Middle-class professionalism is a strong and vital culture, but it’s still just a culture – with strengths and weaknesses, advantages and disadvantages – that can be enriched and improved by access to and engagement with other cultures. There is a vital strain in American social science that has begun to explore these class cultural differences in an empirical and thoughtful way – including Working-Class Studies scholars Barbara Jensen, Betsy Leondar-Wright and Jeff Torlina, as well as the authors noted above and numerous others. But it is a minority strain in academia, where any expression of appreciation for the strengths and advantages of working-class culture tends to bring out the class warrior in even well-intentioned social scientists like Andrew Cherlin. That’s a fight worth having.

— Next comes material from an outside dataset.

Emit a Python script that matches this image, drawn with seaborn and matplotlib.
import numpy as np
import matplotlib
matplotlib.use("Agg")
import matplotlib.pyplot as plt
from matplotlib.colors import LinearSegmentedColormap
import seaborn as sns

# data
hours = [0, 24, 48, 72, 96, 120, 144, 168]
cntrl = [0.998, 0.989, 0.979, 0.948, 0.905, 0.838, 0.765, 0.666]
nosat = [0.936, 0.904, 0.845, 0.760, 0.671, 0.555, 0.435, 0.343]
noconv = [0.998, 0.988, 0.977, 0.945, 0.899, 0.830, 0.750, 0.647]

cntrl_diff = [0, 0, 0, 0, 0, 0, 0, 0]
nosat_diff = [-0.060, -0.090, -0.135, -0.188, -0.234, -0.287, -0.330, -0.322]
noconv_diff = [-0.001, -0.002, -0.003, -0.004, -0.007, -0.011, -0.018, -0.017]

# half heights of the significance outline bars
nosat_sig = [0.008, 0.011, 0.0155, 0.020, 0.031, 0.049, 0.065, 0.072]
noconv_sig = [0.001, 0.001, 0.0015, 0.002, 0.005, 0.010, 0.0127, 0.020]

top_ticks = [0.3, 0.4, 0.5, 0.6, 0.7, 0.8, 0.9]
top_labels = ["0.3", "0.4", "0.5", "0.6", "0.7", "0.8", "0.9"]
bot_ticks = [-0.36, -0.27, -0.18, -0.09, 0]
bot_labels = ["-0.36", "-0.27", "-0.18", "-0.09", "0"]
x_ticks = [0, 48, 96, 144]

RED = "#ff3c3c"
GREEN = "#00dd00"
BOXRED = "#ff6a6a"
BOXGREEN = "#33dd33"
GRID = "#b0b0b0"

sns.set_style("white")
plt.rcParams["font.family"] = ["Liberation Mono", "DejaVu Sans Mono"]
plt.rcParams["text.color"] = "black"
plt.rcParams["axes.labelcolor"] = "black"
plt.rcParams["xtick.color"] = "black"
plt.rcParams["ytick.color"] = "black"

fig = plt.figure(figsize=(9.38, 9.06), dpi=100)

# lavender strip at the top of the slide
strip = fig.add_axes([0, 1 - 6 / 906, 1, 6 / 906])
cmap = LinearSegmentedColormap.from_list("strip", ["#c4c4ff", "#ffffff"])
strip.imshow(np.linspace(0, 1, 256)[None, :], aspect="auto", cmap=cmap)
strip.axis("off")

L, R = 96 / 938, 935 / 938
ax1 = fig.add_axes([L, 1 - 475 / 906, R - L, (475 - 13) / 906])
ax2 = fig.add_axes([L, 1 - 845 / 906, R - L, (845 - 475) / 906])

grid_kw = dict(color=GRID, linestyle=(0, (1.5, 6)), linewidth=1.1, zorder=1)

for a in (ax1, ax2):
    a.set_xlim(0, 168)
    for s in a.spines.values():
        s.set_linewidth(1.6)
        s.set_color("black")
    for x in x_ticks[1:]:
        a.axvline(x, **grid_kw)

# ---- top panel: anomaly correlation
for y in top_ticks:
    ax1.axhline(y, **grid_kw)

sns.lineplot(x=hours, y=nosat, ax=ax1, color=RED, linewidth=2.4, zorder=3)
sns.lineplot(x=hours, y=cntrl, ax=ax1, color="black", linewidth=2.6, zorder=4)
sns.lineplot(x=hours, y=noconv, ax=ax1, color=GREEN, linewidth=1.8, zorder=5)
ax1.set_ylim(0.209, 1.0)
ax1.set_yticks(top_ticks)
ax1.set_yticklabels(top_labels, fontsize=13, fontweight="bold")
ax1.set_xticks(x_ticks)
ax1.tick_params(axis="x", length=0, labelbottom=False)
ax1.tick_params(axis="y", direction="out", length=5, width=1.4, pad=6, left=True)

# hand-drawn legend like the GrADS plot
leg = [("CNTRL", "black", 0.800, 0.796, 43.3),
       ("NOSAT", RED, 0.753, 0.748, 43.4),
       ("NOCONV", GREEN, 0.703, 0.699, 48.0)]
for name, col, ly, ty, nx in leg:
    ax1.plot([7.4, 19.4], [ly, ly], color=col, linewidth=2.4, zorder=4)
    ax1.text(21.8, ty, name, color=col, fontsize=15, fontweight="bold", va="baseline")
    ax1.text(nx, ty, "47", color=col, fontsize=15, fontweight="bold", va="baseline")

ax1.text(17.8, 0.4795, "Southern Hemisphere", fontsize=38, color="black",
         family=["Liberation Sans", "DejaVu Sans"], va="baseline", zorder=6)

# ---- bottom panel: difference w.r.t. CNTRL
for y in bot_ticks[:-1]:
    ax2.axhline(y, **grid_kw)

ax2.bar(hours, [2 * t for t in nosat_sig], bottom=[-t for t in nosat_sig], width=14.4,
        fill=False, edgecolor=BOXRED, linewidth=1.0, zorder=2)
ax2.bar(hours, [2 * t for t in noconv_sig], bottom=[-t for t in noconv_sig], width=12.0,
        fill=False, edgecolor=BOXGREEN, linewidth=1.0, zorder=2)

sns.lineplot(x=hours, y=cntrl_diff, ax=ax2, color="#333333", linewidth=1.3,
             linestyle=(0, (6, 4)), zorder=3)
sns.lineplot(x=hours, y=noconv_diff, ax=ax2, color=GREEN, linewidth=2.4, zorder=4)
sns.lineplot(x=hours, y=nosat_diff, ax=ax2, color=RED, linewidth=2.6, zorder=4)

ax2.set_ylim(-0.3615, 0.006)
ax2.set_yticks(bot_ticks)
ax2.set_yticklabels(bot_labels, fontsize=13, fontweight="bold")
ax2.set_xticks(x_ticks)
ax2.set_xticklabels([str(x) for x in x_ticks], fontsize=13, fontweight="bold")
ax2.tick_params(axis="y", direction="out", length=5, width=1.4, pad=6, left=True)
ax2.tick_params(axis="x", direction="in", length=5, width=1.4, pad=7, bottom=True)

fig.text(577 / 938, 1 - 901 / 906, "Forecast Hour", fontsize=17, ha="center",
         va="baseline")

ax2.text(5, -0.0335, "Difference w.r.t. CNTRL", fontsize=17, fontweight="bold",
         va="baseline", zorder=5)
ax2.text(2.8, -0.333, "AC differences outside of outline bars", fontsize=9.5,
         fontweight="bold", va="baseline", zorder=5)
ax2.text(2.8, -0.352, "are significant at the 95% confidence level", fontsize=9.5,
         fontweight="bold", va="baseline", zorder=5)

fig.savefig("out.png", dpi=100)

Jeff Torlina argues that the common sociological understanding of social classes as necessarily hierarchical is based on a systematic misunderstanding of how supposedly hierarchical occupations actually work together to get jobs done. He argues that social classes should be conceived as “arranged on a horizontal plane, each superior or inferior in some dimensions but not in others,” which is a fairly common way that blue-collar workers see it. Such an approach would turn American social science upside down, and thus is more than a bit utopian. But at the very least social scientists should agree with Torlina that any endeavor aspiring to be a science “cannot base its . . . categories only upon the cultural logic of the class represented by the scientists themselves.”